How Grace Broke My Theology
- Dave Miller

- 1 hour ago
- 4 min read
by Dave Miller

For years, I grew in knowledge. I devoured Scripture, mastered doctrines, and pursued understanding with everything in me. Over time, my learning hollowed out my living. I studied truth to feel secure, not to be transformed. I mistook comprehension for obedience.
15 years ago, the Lord graciously showed me how I had tried to hold authority over His Word. If I didn’t understand a command, I refused to obey it. I told myself I was being spiritually responsible, that I was protecting God’s Word from my ignorance. In truth, I protected my pride.
I called my hesitation wisdom when it was disobedience disguised as caution. Whenever a plain command confronted me, I retreated into more study. My “exegetical struggles” became an intellectual shield for a disobedient heart.
Dietrich Bonhoeffer exposed my delusion long before I recognized it:
“Knowledge cannot be separated from the existence in which it was acquired. Only those who in following Christ leave everything they have can stand and say that they are justified solely by grace. But those who use this grace to excuse themselves from discipleship deceive themselves.”
I was that deceived student. I separated knowledge from obedience and called it maturity. I hid my lack of fruit behind theological complexity. My heart rebelled while my mind lived in the library. I saw grace only as mercy in salvation. But all of grace caught up with me.
The same grace I could define in Greek finally confronted me in practice. Grace did not excuse my disobedience; it exposed it. It showed me that my real struggle wasn’t ignorance; it was unwillingness.
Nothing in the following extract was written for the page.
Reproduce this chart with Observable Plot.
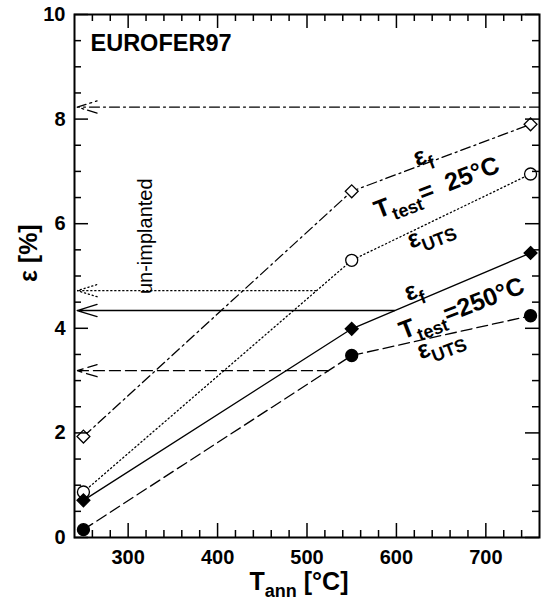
<!DOCTYPE html>
<html><head><meta charset="utf-8">
<script src="https://cdn.jsdelivr.net/npm/d3@7"></script>
<script src="https://cdn.jsdelivr.net/npm/@observablehq/plot@0.6"></script>
<style>body{margin:0;background:#fff}</style>
</head><body><div id="chart"></div>
<script>
// ---- data ----
const tAnn = [250, 550, 750];
const efTest25 = [1.93, 6.62, 7.90];
const eutsTest25 = [0.87, 5.30, 6.95];
const efTest250 = [0.71, 3.99, 5.44];
const eutsTest250 = [0.15, 3.48, 4.24];

// un-implanted reference values (arrows), same order as series
const unimplValues = [8.23, 4.72, 4.34, 3.19];
const unimplFromT = [760, 510, 598, 524];
const unimplToT = 243;

const xMajor = [300, 400, 500, 600, 700];
const xMinor = [260, 280, 320, 340, 360, 380, 420, 440, 460, 480, 520, 540, 560, 580, 620, 640, 660, 680, 720, 740];
const yMajor = [0, 2, 4, 6, 8, 10];
const yMinor = [0.5, 1, 1.5, 2.5, 3, 3.5, 4.5, 5, 5.5, 6.5, 7, 7.5, 8.5, 9, 9.5];

const seriesNames = ["ef25", "euts25", "ef250", "euts250"];
const seriesValues = [efTest25, eutsTest25, efTest250, eutsTest250];
const seriesDash = ["10,4,2,4", "1.2,2.8", null, "11,5"];
const seriesSymbol = ["diamond2", "circle", "diamond2", "circle"];
const seriesFill = ["white", "white", "black", "black"];

const annTexts = ["ε_{f}", "T_{test}=  25°C", "ε_{UTS}", "ε_{f}", "T_{test}=250°C", "ε_{UTS}"];
const annT = [629, 645, 638, 619, 673, 649];
const annE = [7.30, 6.69, 5.83, 4.72, 4.38, 3.71];

const FONT = "'Liberation Sans', Arial, Helvetica, sans-serif";
const W = 545, H = 603, ML = 74, MR = 6, MT = 14, MB = 66;
const PW = W - ML - MR, PH = H - MT - MB;
const MAJ = 14, MIN = 7;

const marks = [];
seriesNames.forEach((name, i) => {
  const data = tAnn.map((t, j) => ({t, v: seriesValues[i][j]}));
  marks.push(Plot.line(data, {x: "t", y: "v", stroke: "black", strokeWidth: 1.3, strokeDasharray: seriesDash[i]}));
  marks.push(Plot.arrow([{a: unimplFromT[i], b: unimplToT, v: unimplValues[i]}], {
    x1: "a", x2: "b", y1: "v", y2: "v", stroke: "black", strokeWidth: 1.3,
    strokeDasharray: seriesDash[i], headLength: 24, headAngle: 34
  }));
});
seriesNames.forEach((name, i) => {
  const data = tAnn.map((t, j) => ({t, v: seriesValues[i][j]}));
  marks.push(Plot.dot(data, {x: "t", y: "v", symbol: seriesSymbol[i], r: seriesSymbol[i] === "circle" ? 6 : 5.8,
    fill: seriesFill[i], stroke: "black", strokeWidth: 1.3}));
});

// annotations
const ann = annTexts.map((s, i) => ({s, t: annT[i], v: annE[i]}));
marks.push(Plot.text(ann, {x: "t", y: "v", text: "s", rotate: -21, fontSize: 25, fontWeight: "bold", fontFamily: FONT, fill: "black"}));
marks.push(Plot.text(["un-implanted"], {x: () => 319, y: () => 5.76, text: d => d, rotate: -90, fontSize: 20, fontFamily: FONT, fill: "black"}));
marks.push(Plot.text(["EUROFER97"], {frameAnchor: "top-left", text: d => d, dx: 16, dy: 20, lineAnchor: "top", textAnchor: "start", fontSize: 23.5, fontWeight: "bold", fontFamily: FONT, fill: "black"}));
marks.push(Plot.text(["T_{ann} [°C]"], {frameAnchor: "bottom", text: d => d, dx: -8, dy: 52, fontSize: 25, fontWeight: "bold", fontFamily: FONT, fill: "black"}));
marks.push(Plot.text(["ε [%]"], {frameAnchor: "left", text: d => d, dx: -46, dy: 6, rotate: -90, fontSize: 25, fontWeight: "bold", fontFamily: FONT, fill: "black"}));

// inward ticks on all four sides (rules inset from the frame)
const tk = {stroke: "black", strokeWidth: 1.5};
marks.push(Plot.ruleX(xMajor, {x: d => d, insetTop: PH - MAJ, ...tk}));
marks.push(Plot.ruleX(xMinor, {x: d => d, insetTop: PH - MIN, ...tk}));
marks.push(Plot.ruleX(xMajor, {x: d => d, insetBottom: PH - MAJ, ...tk}));
marks.push(Plot.ruleX(xMinor, {x: d => d, insetBottom: PH - MIN, ...tk}));
marks.push(Plot.ruleY(yMajor, {y: d => d, insetRight: PW - MAJ, ...tk}));
marks.push(Plot.ruleY(yMinor, {y: d => d, insetRight: PW - MIN, ...tk}));
marks.push(Plot.ruleY(yMajor, {y: d => d, insetLeft: PW - MAJ, ...tk}));
marks.push(Plot.ruleY(yMinor, {y: d => d, insetLeft: PW - MIN, ...tk}));

marks.push(Plot.axisX(xMajor, {anchor: "bottom", tickSize: 0, tickPadding: 12, fontSize: 20, fontWeight: "bold", fontFamily: FONT, label: null, tickFormat: d => String(d)}));
marks.push(Plot.axisY(yMajor, {anchor: "left", tickSize: 0, tickPadding: 9, fontSize: 20, fontWeight: "bold", fontFamily: FONT, label: null, tickFormat: d => String(d)}));
marks.push(Plot.frame({stroke: "black", strokeWidth: 2}));

const svg = Plot.plot({
  width: W, height: H,
  marginLeft: ML, marginRight: MR, marginTop: MT, marginBottom: MB,
  x: {domain: [240, 760], label: null},
  y: {domain: [0, 10], label: null},
  style: {background: "white", fontFamily: FONT},
  marks
});

// subscripts: "_{...}" -> tspan
const NS = "http://www.w3.org/2000/svg";
svg.querySelectorAll("text").forEach(t => {
  const s = t.textContent;
  if (!s.includes("_{")) return;
  const parts = s.split(/(_\{[^}]*\})/).filter(p => p !== "");
  t.textContent = "";
  let prevSub = false;
  parts.forEach(p => {
    const ts = document.createElementNS(NS, "tspan");
    if (p.startsWith("_{")) {
      ts.textContent = p.slice(2, -1);
      ts.setAttribute("font-size", "0.72em");
      ts.setAttribute("dy", (0.30 / 0.72).toFixed(3) + "em");
      prevSub = true;
    } else {
      ts.textContent = p;
      if (prevSub) ts.setAttribute("dy", "-0.30em");
      prevSub = false;
    }
    t.appendChild(ts);
  });
});
document.getElementById("chart").appendChild(svg);
</script>
</body></html>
The more I resisted obedience, the more God stripped away the illusion that I could understand my way into holiness. Grace broke me where knowledge had only built me up.
When Grace Became My Teacher
Grace taught me dependence. I learned that obedience is not legalism; it is love expressed through trust.
In Mark’s story of the rich young ruler, Jesus’ answer was not an intellectual puzzle. It was a call to action: “Sell everything you have, give to the poor, and follow Me.” The young man’s sorrow revealed the truth. He didn’t need another lecture; he needed surrender.
That was me. I wanted to discuss God’s Word, not obey it. I wanted understanding without obedience, maturity without movement, and Jesus as my advisor instead of my Lord.
But Jesus still calls: “Follow Me.” He doesn’t ask for perfect comprehension. He asks for obedient trust.
Grace demands that we act even when we don’t fully understand because grace itself empowers obedience. Knowledge made me cautious. Grace made me courageous.
Growing in Grace and Knowledge
Now the Lord teaches me how to unite what I once divided. I must grow not just in grace but in grace and knowledge.
Grace gives me rest. Knowledge gives me clarity. Together, they give me purpose. Grace humbles me into dependence. Knowledge channels that dependence into action.
For years, I feared passion, but I had lots of it. Zeal looked reckless to the “student” in me. The only outlet I could see was competition which I detested among believers. That zeal without knowledge creates chaos, and knowledge without zeal breeds apathy. I couldn’t find the radical middle. Then grace found me paralyzed between the two. Grace teaches the heart to burn while knowledge trains the mind to aim.
I once tried to accomplish things for God. Now I work through God. I have discovered that He accomplishes more through my surrendered obedience than I ever achieved through my striving intellect.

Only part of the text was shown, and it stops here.